Exercise brief: Return the listing below verbatim. Pictures do not belong in the copy.

Source material:
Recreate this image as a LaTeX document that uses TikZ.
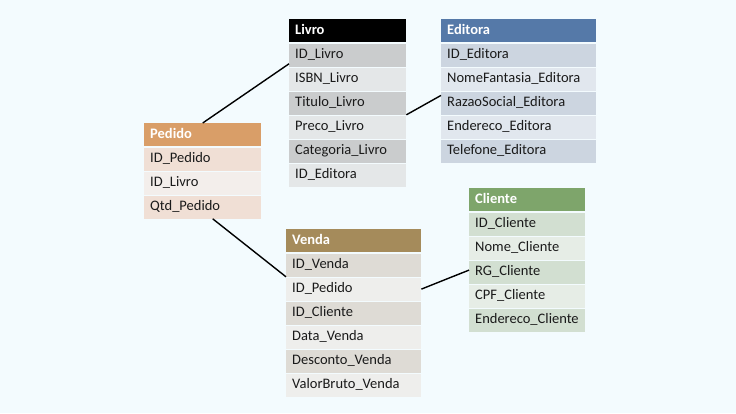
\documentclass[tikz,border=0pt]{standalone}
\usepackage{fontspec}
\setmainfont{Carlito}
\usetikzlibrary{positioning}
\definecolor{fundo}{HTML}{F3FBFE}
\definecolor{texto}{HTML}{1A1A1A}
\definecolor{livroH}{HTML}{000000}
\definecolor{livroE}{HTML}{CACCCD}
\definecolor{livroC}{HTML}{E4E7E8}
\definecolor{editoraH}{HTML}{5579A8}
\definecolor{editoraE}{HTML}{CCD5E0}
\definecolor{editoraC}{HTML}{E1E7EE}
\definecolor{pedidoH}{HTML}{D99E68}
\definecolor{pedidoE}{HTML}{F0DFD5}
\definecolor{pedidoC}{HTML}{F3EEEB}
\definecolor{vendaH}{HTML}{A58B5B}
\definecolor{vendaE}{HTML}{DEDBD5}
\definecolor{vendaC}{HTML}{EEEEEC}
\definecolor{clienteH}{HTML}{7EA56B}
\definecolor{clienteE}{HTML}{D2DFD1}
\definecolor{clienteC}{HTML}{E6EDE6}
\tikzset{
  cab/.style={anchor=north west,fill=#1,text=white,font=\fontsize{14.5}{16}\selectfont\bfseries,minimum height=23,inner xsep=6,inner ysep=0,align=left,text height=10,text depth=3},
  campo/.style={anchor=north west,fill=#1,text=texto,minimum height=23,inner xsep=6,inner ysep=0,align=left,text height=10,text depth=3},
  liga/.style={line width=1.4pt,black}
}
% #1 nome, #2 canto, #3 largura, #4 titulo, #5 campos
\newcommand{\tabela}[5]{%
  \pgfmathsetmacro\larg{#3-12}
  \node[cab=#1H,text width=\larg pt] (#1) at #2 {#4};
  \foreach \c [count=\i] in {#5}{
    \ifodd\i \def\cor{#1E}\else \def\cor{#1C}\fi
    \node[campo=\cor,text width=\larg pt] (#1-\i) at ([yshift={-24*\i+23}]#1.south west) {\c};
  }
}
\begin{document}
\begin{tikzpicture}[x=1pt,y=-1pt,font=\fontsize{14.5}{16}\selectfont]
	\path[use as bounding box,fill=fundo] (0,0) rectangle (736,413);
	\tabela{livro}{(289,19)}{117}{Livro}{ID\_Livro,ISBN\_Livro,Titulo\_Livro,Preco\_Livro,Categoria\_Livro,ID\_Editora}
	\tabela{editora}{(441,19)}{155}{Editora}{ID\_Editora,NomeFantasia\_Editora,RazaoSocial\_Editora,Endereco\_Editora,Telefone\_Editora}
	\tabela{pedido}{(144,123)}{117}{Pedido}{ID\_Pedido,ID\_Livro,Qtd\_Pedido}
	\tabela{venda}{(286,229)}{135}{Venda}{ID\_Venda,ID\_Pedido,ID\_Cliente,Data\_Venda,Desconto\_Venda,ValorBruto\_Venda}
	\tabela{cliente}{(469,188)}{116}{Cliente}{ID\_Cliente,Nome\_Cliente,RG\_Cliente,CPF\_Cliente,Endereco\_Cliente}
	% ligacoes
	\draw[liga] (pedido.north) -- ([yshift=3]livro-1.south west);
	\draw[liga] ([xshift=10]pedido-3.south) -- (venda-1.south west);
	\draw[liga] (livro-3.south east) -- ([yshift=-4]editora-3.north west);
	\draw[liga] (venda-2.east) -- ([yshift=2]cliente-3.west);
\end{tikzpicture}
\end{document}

Exercise output:
Recreate this image as a LaTeX document that uses TikZ.
\documentclass[tikz,border=0pt]{standalone}
\usepackage{fontspec}
\setmainfont{Carlito}
\usetikzlibrary{positioning}
\definecolor{fundo}{HTML}{F3FBFE}
\definecolor{texto}{HTML}{1A1A1A}
\definecolor{livroH}{HTML}{000000}
\definecolor{livroE}{HTML}{CACCCD}
\definecolor{livroC}{HTML}{E4E7E8}
\definecolor{editoraH}{HTML}{5579A8}
\definecolor{editoraE}{HTML}{CCD5E0}
\definecolor{editoraC}{HTML}{E1E7EE}
\definecolor{pedidoH}{HTML}{D99E68}
\definecolor{pedidoE}{HTML}{F0DFD5}
\definecolor{pedidoC}{HTML}{F3EEEB}
\definecolor{vendaH}{HTML}{A58B5B}
\definecolor{vendaE}{HTML}{DEDBD5}
\definecolor{vendaC}{HTML}{EEEEEC}
\definecolor{clienteH}{HTML}{7EA56B}
\definecolor{clienteE}{HTML}{D2DFD1}
\definecolor{clienteC}{HTML}{E6EDE6}
\tikzset{
  cab/.style={anchor=north west,fill=#1,text=white,font=\fontsize{14.5}{16}\selectfont\bfseries,minimum height=23,inner xsep=6,inner ysep=0,align=left,text height=10,text depth=3},
  campo/.style={anchor=north west,fill=#1,text=texto,minimum height=23,inner xsep=6,inner ysep=0,align=left,text height=10,text depth=3},
  liga/.style={line width=1.4pt,black}
}
% #1 nome, #2 canto, #3 largura, #4 titulo, #5 campos
\newcommand{\tabela}[5]{%
  \pgfmathsetmacro\larg{#3-12}
  \node[cab=#1H,text width=\larg pt] (#1) at #2 {#4};
  \foreach \c [count=\i] in {#5}{
    \ifodd\i \def\cor{#1E}\else \def\cor{#1C}\fi
    \node[campo=\cor,text width=\larg pt] (#1-\i) at ([yshift={-24*\i+23}]#1.south west) {\c};
  }
}
\begin{document}
\begin{tikzpicture}[x=1pt,y=-1pt,font=\fontsize{14.5}{16}\selectfont]
	\path[use as bounding box,fill=fundo] (0,0) rectangle (736,413);
	\tabela{livro}{(289,19)}{117}{Livro}{ID\_Livro,ISBN\_Livro,Titulo\_Livro,Preco\_Livro,Categoria\_Livro,ID\_Editora}
	\tabela{editora}{(441,19)}{155}{Editora}{ID\_Editora,NomeFantasia\_Editora,RazaoSocial\_Editora,Endereco\_Editora,Telefone\_Editora}
	\tabela{pedido}{(144,123)}{117}{Pedido}{ID\_Pedido,ID\_Livro,Qtd\_Pedido}
	\tabela{venda}{(286,229)}{135}{Venda}{ID\_Venda,ID\_Pedido,ID\_Cliente,Data\_Venda,Desconto\_Venda,ValorBruto\_Venda}
	\tabela{cliente}{(469,188)}{116}{Cliente}{ID\_Cliente,Nome\_Cliente,RG\_Cliente,CPF\_Cliente,Endereco\_Cliente}
	% ligacoes
	\draw[liga] (pedido.north) -- ([yshift=3]livro-1.south west);
	\draw[liga] ([xshift=10]pedido-3.south) -- (venda-1.south west);
	\draw[liga] (livro-3.south east) -- ([yshift=-4]editora-3.north west);
	\draw[liga] (venda-2.east) -- ([yshift=2]cliente-3.west);
\end{tikzpicture}
\end{document}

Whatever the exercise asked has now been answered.